Produced from the finest ingredients, Sudanese gum arabic and Italian Acacia honey and many rare, unusual and including now defunct pigments, the paint sets presented here are built around a common origin - either geographical place or material compound, to provoke more consideration for pigment, its history and effect in art history, as well as a starting point for artistic exploration of colour. 

Here presented are 8 tubes of earth pigments collected from the British isles. These are left ground to a higher micron particle size conducive to granulation, a phenomenon highly prized by many watercolourists whereby the pigment opens-up and splits adding layers of texture. Recommended for portraiture and still life drawings. 

Details:
Material: 8 British earth origin watercolour 5ml tubes 
Included: 8 colours in small cardboard box
Vegetarian: Yes
Vegan: No (contains honey binder)

Pigments:
Torridon Sandstone; this semi-transparent soft pink is native to the Scottish highlands, the sandstone yielded from a working quarry in Wester Ross. 
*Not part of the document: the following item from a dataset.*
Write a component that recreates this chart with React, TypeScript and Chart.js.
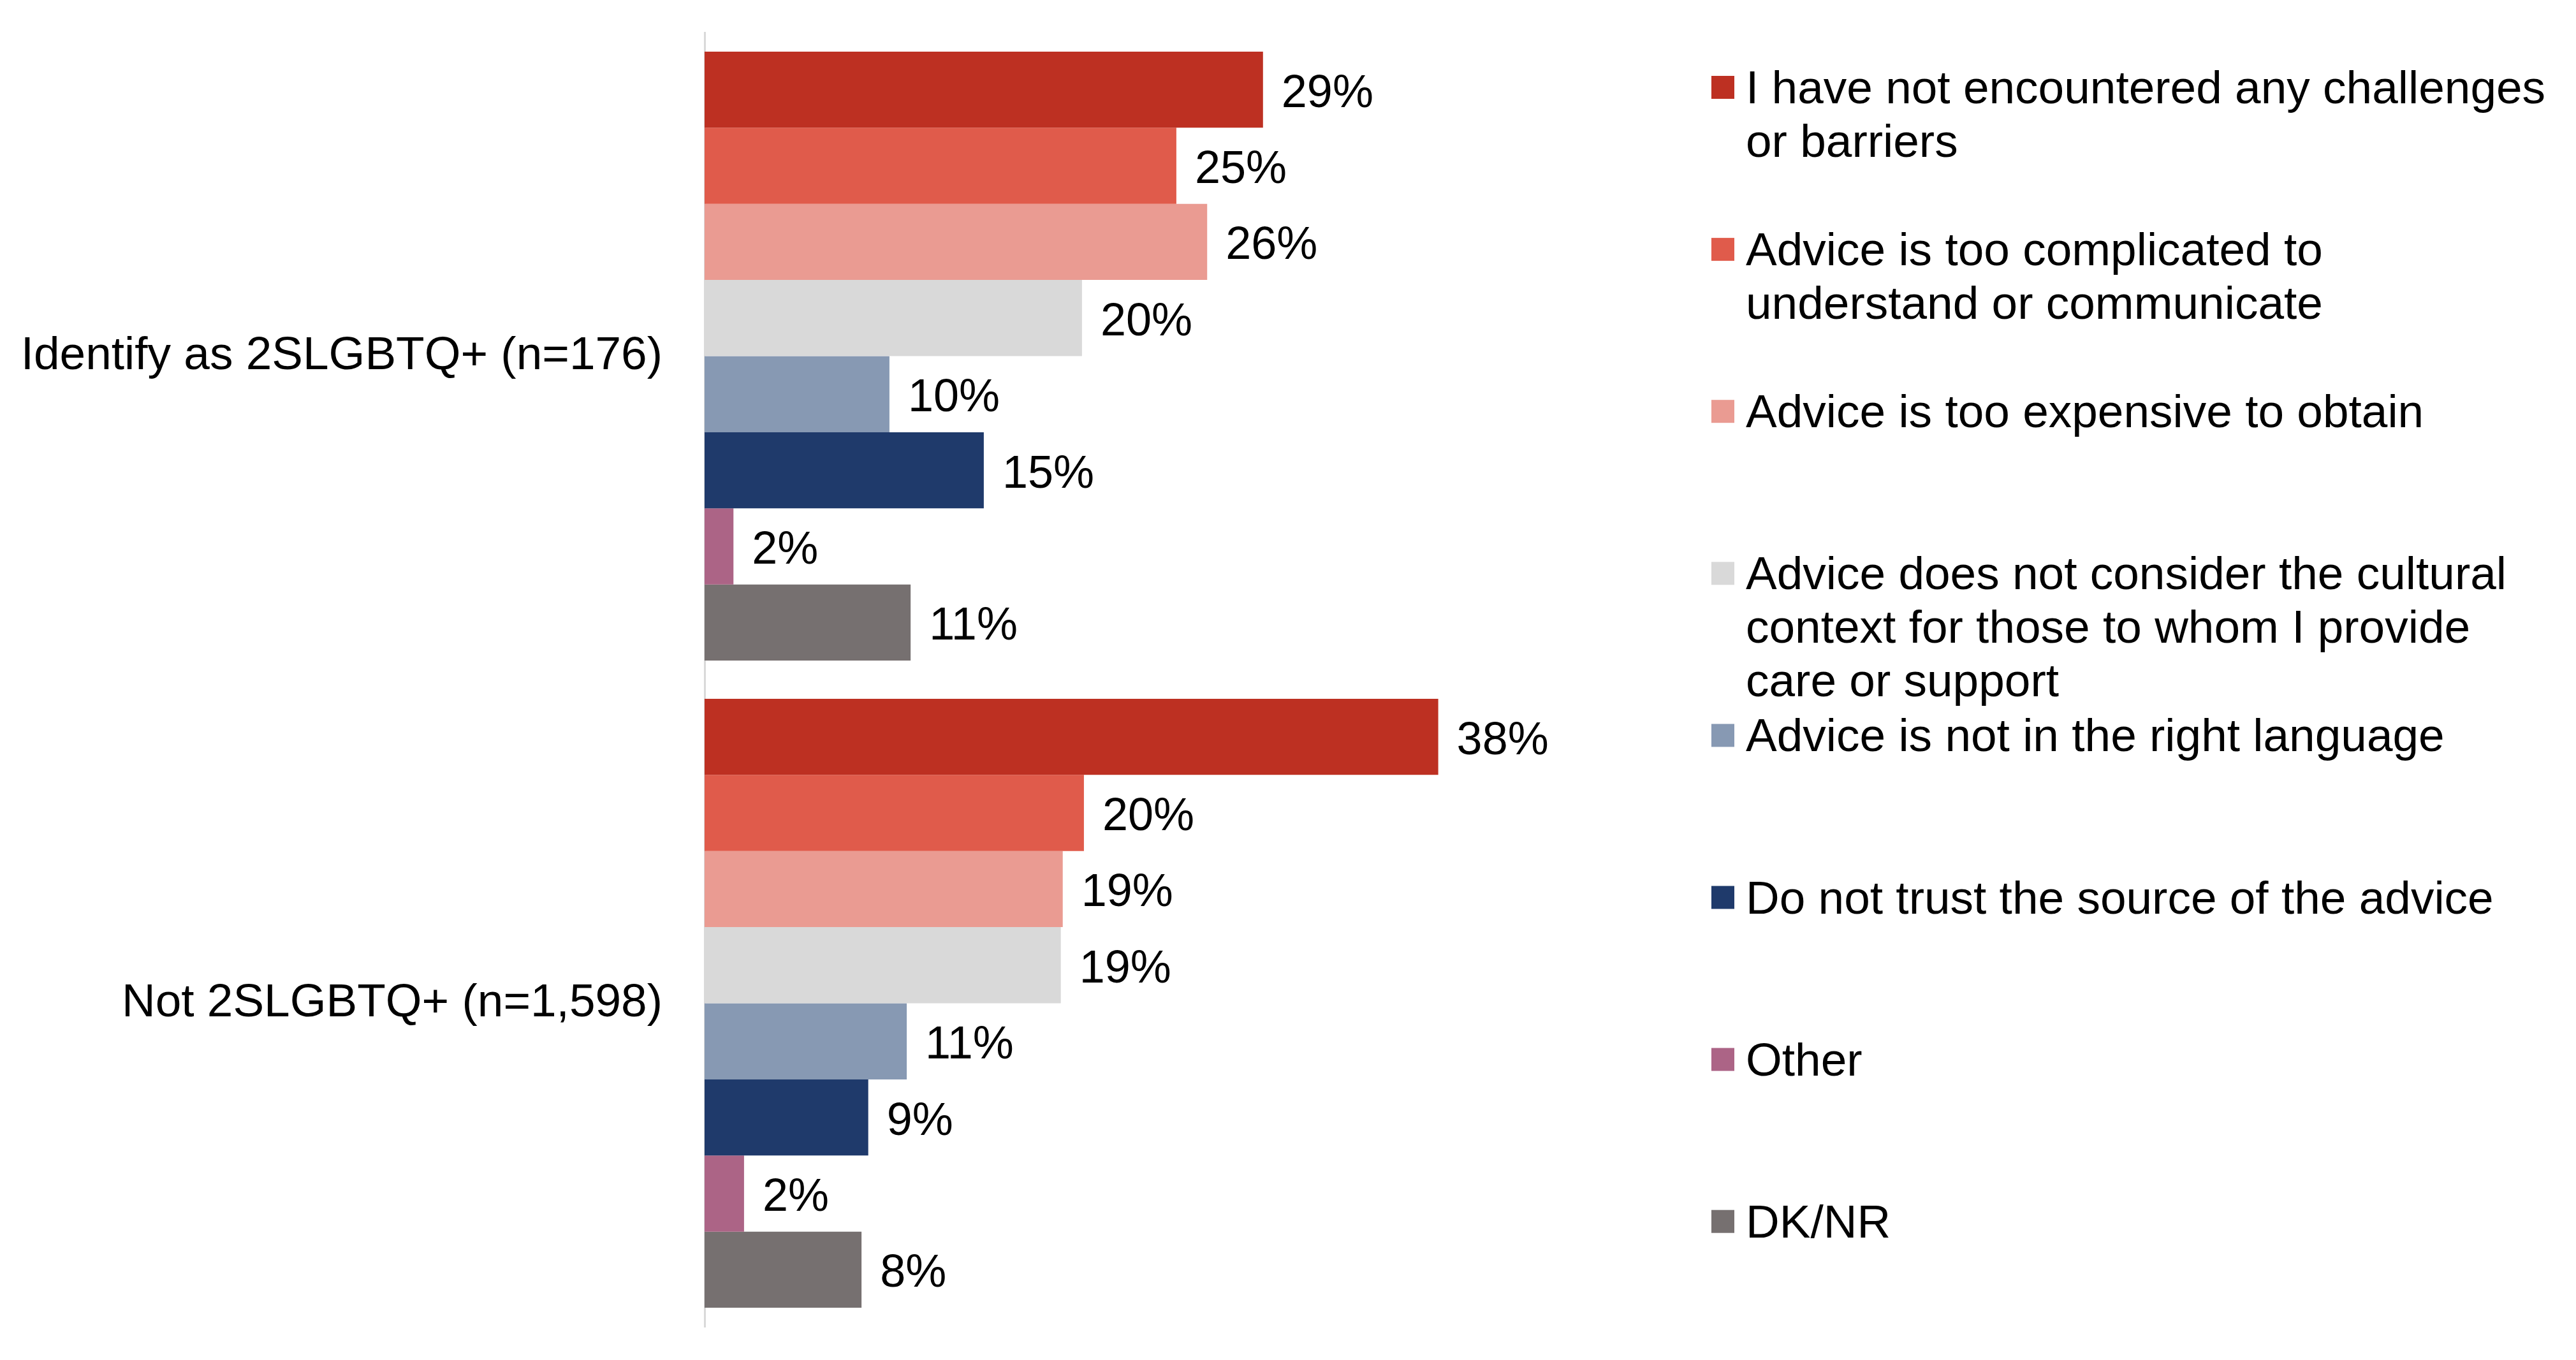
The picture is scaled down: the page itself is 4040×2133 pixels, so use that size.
import React, { useEffect, useRef } from "react";
import { Chart, registerables } from "chart.js";

Chart.register(...registerables);

// ---------- data ----------
const CATEGORIES = ["Identify as 2SLGBTQ+ (n=176)", "Not 2SLGBTQ+ (n=1,598)"];

// "\n" marks where the legend text wraps
const SERIES = [
  "I have not encountered any challenges\nor barriers",
  "Advice is too complicated to\nunderstand or communicate",
  "Advice is too expensive to obtain",
  "Advice does not consider the cultural\ncontext for those to whom I provide\ncare or support",
  "Advice is not in the right language",
  "Do not trust the source of the advice",
  "Other",
  "DK/NR",
];

const COLORS = [
  "#BD3022",
  "#E05B4B",
  "#EA9B92",
  "#D9D9D9",
  "#8799B3",
  "#1F3A6B",
  "#AC6486",
  "#767070",
];

const VALUES_IDENTIFY = [29.0, 24.5, 26.1, 19.6, 9.6, 14.5, 1.5, 10.7];
const VALUES_NOT = [38.1, 19.7, 18.6, 18.5, 10.5, 8.5, 2.05, 8.15];

const LABELS_IDENTIFY = ["29%", "25%", "26%", "20%", "10%", "15%", "2%", "11%"];
const LABELS_NOT = ["38%", "20%", "19%", "19%", "11%", "9%", "2%", "8%"];

const X_MAX = 45;

// ---------- style ----------
const FONT = "'Liberation Sans', Arial, Helvetica, sans-serif";
const FONT_SIZE = 73;
const VALUE_FONT_SIZE = 72;
const W = 4040;
const H = 2133;

const valueLabelPlugin = {
  id: "valueLabels",
  afterDatasetsDraw(chart: any) {
    const ctx = chart.ctx as CanvasRenderingContext2D;
    ctx.save();
    ctx.font = `${VALUE_FONT_SIZE}px ${FONT}`;
    ctx.fillStyle = "#000000";
    ctx.textBaseline = "alphabetic";
    ctx.textAlign = "left";
    chart.data.datasets.forEach((ds: any, i: number) => {
      const meta = chart.getDatasetMeta(i);
      meta.data.forEach((el: any, j: number) => {
        ctx.fillText(ds.valueLabels[j], el.x + 29, el.y + 27);
      });
    });
    ctx.restore();
  },
};

const sideLegendPlugin = {
  id: "sideLegend",
  afterDraw(chart: any) {
    const ctx = chart.ctx as CanvasRenderingContext2D;
    const boxX = 2684;
    const box = 36;
    const textX = 2738;
    const top = 137;
    const step = 254.1;
    const lineH = 84;
    ctx.save();
    ctx.font = `${FONT_SIZE}px ${FONT}`;
    ctx.textBaseline = "alphabetic";
    ctx.textAlign = "left";
    chart.data.datasets.forEach((ds: any, i: number) => {
      const cy = top + i * step;
      ctx.fillStyle = ds.backgroundColor;
      ctx.fillRect(boxX, cy - box / 2, box, box);
      ctx.fillStyle = "#000000";
      const lines = String(ds.label).split("\n");
      lines.forEach((ln, k) => ctx.fillText(ln, textX, cy + 25 + k * lineH));
    });
    ctx.restore();
  },
};

export default function App() {
  const canvasRef = useRef<HTMLCanvasElement | null>(null);

  useEffect(() => {
    const canvas = canvasRef.current;
    if (!canvas) return;

    const datasets = SERIES.map((name, i) => ({
      label: name,
      data: [VALUES_IDENTIFY[i], VALUES_NOT[i]],
      valueLabels: [LABELS_IDENTIFY[i], LABELS_NOT[i]],
      backgroundColor: COLORS[i],
      borderWidth: 0,
      categoryPercentage: 0.941,
      barPercentage: 1.0,
    }));

    const chart = new Chart(canvas, {
      type: "bar",
      data: { labels: CATEGORIES, datasets: datasets as any },
      options: {
        indexAxis: "y",
        animation: false,
        responsive: false,
        devicePixelRatio: 1,
        layout: { padding: { left: 0, right: W - 2464, top: 51, bottom: H - 2081 } },
        plugins: {
          legend: { display: false },
          tooltip: { enabled: false },
          title: { display: false },
        },
        scales: {
          x: {
            display: false,
            min: 0,
            max: X_MAX,
          },
          y: {
            display: true,
            grid: { display: true, color: "rgba(0,0,0,0)", drawTicks: true, tickLength: 66 },
            border: { display: true, color: "#D9D9D9", width: 3 },
            ticks: {
              color: "#000000",
              padding: 0,
              font: { family: FONT, size: FONT_SIZE },
            },
            afterFit(scale: any) {
              scale.width = 1105;
            },
          },
        },
      } as any,
      plugins: [valueLabelPlugin, sideLegendPlugin],
    });

    return () => chart.destroy();
  }, []);

  return (
    <div style={{ position: "absolute", left: 0, top: 0, width: W, height: H, background: "#ffffff" }}>
      <canvas ref={canvasRef} width={W} height={H} style={{ display: "block", width: W, height: H }} />
    </div>
  );
}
Oxford Bluestone Green Earth; the British answer to 'terre verte'; a colour used since antiquity, often for underpainting lighter flesh tones to neutralise the effects of pinks and reds. It is hand dug and carefully processed to produce this unique, transparent tone. Heavy granulation. 

Scottish Red Granite; another pigment native to Wester Ross, Scotland, made from finely ground red granite. Semi-transparent, stable and lightfast. 

Rudstone, natural iron-clay ochre; found in North Yorkshire, the clay is compressed by water to form hard cakes which were formally used for sheep marking. A semi-transparent reddish earth brown; ochre is in fact a prehistoric pigment not out of place in cave paintings. 

Davy's Grey; named after 19th century artist and engraver Henry Davy, this gentle green-grey is very transparent and is often used to moderate strong colours and control staining pigments. The mudstone is extracted from a working quarry in North Oxfordshire and then carefully pulverised.

Florence Red; Fine hematite iron ore is mined at the now closed Florence mine at Egremont, Cumbria. A rich, earthy red with high tinting strength. 

Ingleton Green Earth; A gentle and cold pale green which is semi-transparent with excellent granulation. Milled at a working quarry in Ingleton the hard rock is then pulverised into a fine powder.